Q. After two years of living in the dorms, we're getting ready to move into our first-ever apartment next month. Besides the obvious places to find recycled/secondhand stuff to set up a new household - thrift stores, yard sales - what are some others that everyone hasn't already thought of and that might make our place look cooler than the average student flat? - Helena, Miami

A. Cool is in the eye of the beholder: One tenant's bowling-pin collection is another's clutter. Going the secondhand/DIY route has the potential to invite a great deal of randomness into your home, so prepare to make lists, lists, and more lists. Organizing your thoughts this way will help you set priorities and choose must-haves, favorite colors, textures, and styles.

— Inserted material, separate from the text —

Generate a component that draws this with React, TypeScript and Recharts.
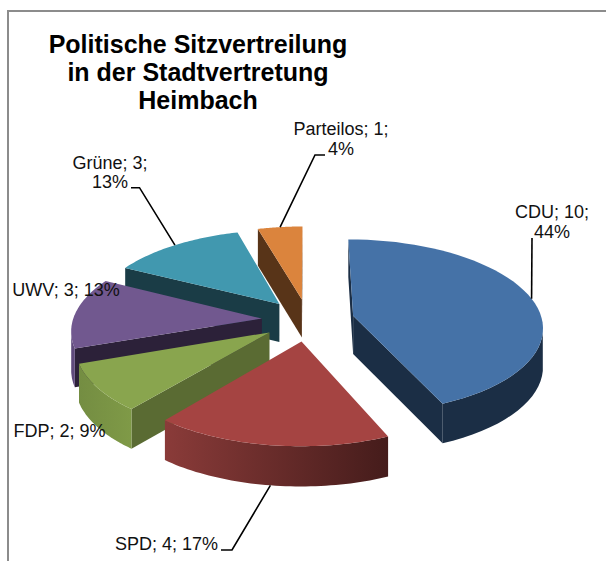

Maxwell Gillingham-Ryan, founder of ApartmentTherapy.com, believes that repurposing salvaged scraps and found items is one of the best ways to make one’s house (or apartment) feel like home. "More than just a physical shelter, the home is a second skin that protects us from the world outside and an emotional center that nourishes us and supports our innermost dreams," says the designer/life coach. Gillingham-Ryan assesses his clients' personalities before helping them outfit their flats with found, salvaged, and made-from-scrap objects tailored to their particular style.  

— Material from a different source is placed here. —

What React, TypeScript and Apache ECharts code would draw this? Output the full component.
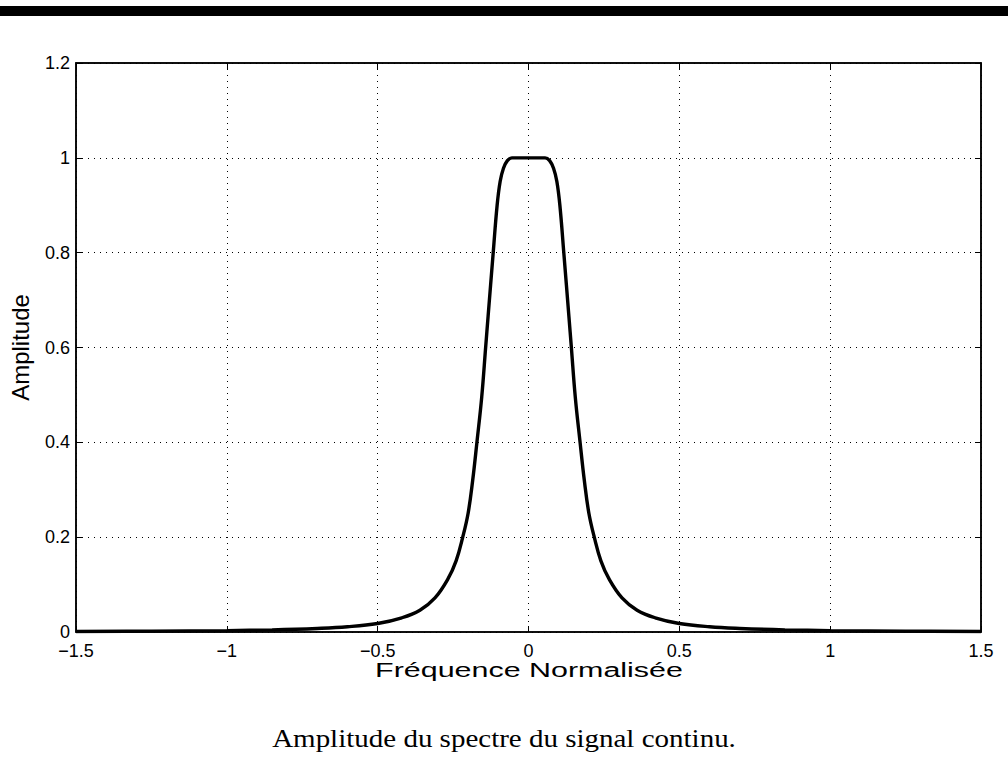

So where to scavenge for materials? Stop at construction sites to ask for whatever scraps and leftover materials they won't be using. Near the ends of terms, ask at schools whether they'll be discarding any furniture, fixtures, appliances, or anything else. Join your local Freecycle.com group—or start your own free/trade/barter circle. And without plundering protected wildernesses, consider nature: use a particularly gorgeous stone as a doorstop, or make a lustrous coat rack by sanding down a sturdy branch and nailing a few (scavenged/found) hooks into it. Go wild and use your imagination.